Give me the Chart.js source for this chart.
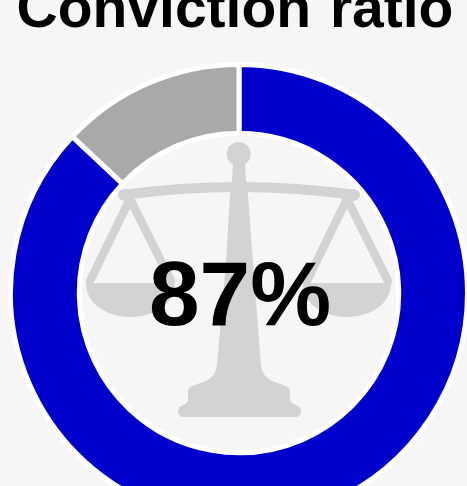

● ● ● ●

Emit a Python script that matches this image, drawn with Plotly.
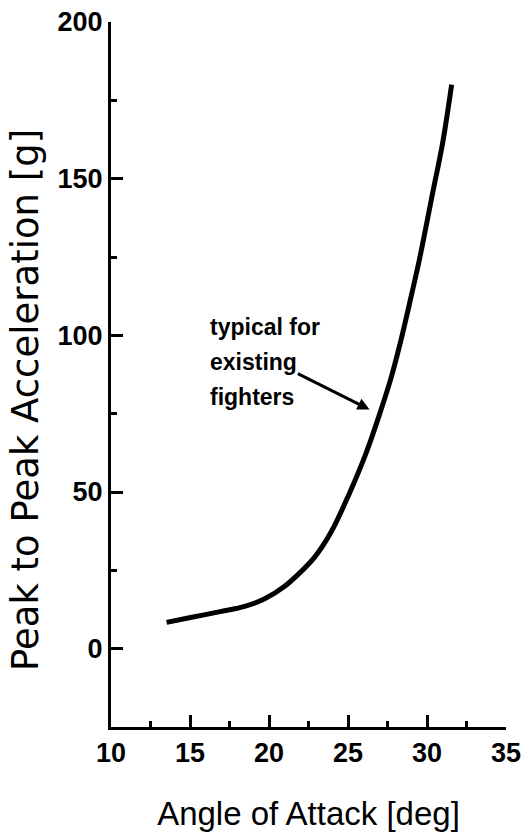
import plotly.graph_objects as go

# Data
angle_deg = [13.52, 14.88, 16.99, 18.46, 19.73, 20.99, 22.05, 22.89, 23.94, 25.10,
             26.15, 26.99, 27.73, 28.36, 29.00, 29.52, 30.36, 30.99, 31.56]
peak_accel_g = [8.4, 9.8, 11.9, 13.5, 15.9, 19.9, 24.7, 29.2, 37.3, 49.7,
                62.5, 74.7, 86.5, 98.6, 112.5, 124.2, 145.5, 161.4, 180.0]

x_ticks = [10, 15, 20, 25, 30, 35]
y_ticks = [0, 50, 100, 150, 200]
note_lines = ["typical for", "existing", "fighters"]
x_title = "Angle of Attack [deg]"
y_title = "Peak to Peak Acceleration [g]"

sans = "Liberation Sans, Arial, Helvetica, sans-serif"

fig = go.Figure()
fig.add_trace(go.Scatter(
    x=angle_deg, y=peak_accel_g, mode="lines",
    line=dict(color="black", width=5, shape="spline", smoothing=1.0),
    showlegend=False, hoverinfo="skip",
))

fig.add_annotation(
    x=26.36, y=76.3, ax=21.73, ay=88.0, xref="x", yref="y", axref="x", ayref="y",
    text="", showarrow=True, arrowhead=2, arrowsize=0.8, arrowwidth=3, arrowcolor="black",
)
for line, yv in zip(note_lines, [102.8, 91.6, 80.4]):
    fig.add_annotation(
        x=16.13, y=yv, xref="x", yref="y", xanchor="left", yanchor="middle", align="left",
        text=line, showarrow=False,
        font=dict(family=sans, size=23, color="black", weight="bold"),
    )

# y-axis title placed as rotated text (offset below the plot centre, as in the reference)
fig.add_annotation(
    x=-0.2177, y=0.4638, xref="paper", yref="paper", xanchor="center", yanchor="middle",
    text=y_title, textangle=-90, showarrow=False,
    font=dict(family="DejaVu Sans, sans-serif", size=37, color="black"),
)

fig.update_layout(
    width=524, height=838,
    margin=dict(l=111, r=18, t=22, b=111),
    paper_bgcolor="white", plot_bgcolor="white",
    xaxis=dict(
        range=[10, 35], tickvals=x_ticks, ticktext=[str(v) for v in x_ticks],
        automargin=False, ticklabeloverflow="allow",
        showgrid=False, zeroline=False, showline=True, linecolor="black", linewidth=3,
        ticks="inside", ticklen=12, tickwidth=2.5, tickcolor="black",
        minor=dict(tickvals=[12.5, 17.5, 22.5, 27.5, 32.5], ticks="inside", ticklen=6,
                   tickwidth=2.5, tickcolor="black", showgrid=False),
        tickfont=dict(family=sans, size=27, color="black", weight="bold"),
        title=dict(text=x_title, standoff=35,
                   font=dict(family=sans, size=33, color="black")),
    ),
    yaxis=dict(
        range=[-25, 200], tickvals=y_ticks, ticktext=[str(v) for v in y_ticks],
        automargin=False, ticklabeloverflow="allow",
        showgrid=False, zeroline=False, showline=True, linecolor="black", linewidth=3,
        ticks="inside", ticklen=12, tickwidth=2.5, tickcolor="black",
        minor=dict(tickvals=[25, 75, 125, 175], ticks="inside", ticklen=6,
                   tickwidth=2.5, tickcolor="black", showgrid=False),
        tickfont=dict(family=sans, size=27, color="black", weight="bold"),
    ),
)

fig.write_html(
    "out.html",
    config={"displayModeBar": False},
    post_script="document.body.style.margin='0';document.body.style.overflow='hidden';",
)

● ● ● ●

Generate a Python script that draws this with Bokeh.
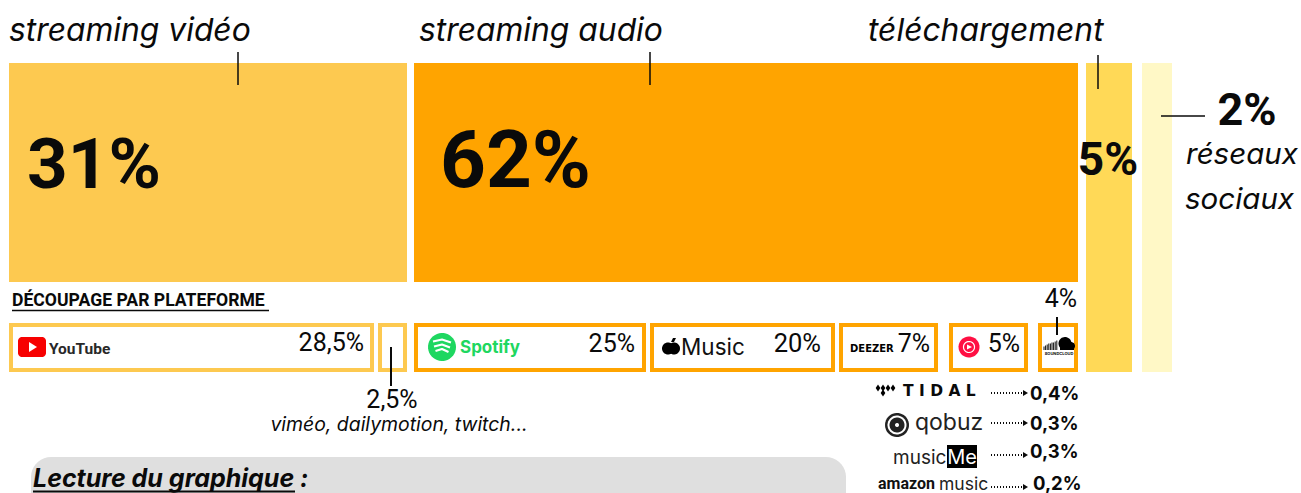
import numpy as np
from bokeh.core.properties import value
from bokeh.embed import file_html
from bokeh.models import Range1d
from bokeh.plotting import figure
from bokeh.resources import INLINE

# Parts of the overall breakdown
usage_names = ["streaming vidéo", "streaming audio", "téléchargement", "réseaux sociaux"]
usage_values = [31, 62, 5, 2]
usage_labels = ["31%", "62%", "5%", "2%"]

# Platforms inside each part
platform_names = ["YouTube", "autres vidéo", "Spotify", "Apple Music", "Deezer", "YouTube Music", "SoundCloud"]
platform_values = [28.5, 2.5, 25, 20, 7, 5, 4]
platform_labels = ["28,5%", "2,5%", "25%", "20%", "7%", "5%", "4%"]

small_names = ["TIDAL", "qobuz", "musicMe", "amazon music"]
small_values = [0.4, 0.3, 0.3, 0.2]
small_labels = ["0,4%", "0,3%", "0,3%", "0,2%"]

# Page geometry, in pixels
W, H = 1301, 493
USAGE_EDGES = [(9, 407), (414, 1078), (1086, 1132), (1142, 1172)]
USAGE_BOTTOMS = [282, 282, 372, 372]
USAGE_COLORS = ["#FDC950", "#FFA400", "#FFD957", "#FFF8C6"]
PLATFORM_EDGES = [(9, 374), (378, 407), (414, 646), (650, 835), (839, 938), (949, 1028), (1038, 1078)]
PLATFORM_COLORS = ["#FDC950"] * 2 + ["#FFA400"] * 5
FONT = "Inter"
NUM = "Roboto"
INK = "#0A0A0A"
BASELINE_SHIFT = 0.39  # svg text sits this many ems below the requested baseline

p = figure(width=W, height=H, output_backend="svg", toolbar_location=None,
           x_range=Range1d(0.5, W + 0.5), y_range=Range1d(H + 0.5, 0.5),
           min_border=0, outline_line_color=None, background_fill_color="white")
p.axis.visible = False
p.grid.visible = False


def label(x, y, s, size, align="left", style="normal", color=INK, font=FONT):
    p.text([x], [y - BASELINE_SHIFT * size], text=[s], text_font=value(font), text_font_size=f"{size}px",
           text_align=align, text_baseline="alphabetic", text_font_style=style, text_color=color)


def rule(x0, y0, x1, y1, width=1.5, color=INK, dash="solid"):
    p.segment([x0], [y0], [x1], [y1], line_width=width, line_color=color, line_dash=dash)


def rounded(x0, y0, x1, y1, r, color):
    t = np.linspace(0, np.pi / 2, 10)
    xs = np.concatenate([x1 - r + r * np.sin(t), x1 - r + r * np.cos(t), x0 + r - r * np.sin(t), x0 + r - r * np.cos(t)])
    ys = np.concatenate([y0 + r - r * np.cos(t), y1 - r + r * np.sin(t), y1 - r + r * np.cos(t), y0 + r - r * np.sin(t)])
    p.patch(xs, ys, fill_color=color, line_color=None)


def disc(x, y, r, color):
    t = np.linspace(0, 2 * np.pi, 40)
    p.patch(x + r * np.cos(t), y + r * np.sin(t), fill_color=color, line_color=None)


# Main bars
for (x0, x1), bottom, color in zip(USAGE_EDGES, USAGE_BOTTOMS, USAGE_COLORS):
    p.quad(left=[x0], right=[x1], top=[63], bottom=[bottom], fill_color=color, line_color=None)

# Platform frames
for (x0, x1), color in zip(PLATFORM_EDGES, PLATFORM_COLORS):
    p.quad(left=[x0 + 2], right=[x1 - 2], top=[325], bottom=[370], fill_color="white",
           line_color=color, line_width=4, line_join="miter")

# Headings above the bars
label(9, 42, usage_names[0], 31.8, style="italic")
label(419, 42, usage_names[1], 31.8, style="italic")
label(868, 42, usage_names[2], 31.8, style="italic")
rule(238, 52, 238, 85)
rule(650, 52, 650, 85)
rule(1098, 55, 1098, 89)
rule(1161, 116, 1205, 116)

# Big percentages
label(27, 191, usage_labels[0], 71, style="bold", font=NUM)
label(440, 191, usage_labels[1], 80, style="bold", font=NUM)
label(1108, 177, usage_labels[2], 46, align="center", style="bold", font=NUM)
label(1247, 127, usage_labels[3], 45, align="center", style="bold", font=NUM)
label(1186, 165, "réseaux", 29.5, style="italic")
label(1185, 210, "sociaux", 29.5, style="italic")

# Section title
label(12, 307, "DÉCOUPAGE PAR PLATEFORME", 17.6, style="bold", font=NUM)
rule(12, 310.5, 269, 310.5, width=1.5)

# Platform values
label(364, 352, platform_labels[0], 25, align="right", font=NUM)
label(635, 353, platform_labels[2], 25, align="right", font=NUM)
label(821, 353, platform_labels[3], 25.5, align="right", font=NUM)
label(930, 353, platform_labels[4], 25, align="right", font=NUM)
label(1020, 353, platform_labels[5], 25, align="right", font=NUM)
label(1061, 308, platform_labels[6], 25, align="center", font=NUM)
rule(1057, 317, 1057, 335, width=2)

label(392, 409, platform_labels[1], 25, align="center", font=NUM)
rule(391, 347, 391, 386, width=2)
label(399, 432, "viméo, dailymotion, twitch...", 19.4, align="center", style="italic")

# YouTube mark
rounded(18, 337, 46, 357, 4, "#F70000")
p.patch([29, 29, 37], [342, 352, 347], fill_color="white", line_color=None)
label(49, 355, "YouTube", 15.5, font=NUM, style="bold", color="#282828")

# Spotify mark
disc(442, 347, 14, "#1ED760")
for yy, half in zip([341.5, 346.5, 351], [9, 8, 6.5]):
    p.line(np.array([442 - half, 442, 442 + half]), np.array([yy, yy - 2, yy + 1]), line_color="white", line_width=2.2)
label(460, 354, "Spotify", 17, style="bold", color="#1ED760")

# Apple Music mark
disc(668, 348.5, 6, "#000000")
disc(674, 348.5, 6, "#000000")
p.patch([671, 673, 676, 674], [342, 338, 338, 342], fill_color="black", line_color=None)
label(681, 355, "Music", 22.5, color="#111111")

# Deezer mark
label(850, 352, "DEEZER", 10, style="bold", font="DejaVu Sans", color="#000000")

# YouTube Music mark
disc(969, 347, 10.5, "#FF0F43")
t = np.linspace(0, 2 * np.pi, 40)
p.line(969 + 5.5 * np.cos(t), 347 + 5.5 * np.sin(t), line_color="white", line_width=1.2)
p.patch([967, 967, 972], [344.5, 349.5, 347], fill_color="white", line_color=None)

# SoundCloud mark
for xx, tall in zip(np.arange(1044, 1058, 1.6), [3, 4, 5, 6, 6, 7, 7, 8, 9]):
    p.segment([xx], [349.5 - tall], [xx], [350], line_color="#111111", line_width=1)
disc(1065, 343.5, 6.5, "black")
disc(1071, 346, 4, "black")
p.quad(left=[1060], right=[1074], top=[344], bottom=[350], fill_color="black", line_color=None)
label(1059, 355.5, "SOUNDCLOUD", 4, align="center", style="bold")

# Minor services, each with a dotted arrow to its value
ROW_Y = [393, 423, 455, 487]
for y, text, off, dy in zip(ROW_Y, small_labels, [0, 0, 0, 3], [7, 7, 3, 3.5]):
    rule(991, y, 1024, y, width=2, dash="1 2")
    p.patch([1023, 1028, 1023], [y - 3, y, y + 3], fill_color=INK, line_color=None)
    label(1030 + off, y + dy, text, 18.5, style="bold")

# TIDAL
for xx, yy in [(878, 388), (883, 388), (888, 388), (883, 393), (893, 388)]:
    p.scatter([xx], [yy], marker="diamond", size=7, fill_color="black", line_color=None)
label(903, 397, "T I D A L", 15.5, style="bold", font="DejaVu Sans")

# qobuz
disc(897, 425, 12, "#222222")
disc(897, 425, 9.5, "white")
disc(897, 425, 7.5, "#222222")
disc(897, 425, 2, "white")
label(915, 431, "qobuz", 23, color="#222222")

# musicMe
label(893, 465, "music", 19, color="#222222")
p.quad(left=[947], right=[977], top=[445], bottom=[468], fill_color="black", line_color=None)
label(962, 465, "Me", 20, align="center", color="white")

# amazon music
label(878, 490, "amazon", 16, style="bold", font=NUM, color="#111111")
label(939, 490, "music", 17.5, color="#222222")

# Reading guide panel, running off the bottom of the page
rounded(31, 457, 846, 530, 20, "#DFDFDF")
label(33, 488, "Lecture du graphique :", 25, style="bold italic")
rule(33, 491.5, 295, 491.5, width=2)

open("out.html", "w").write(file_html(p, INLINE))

● ● ● ●

Give again, word for word, the part that opens with the line containing "Emit a Python" and closes with the one containing "import plotly.graph_objects as go". Include both of those lines and skip all pictures.

### RESULT OF THE EXERCISE
Emit a Python script that matches this image, drawn with Plotly.
import plotly.graph_objects as go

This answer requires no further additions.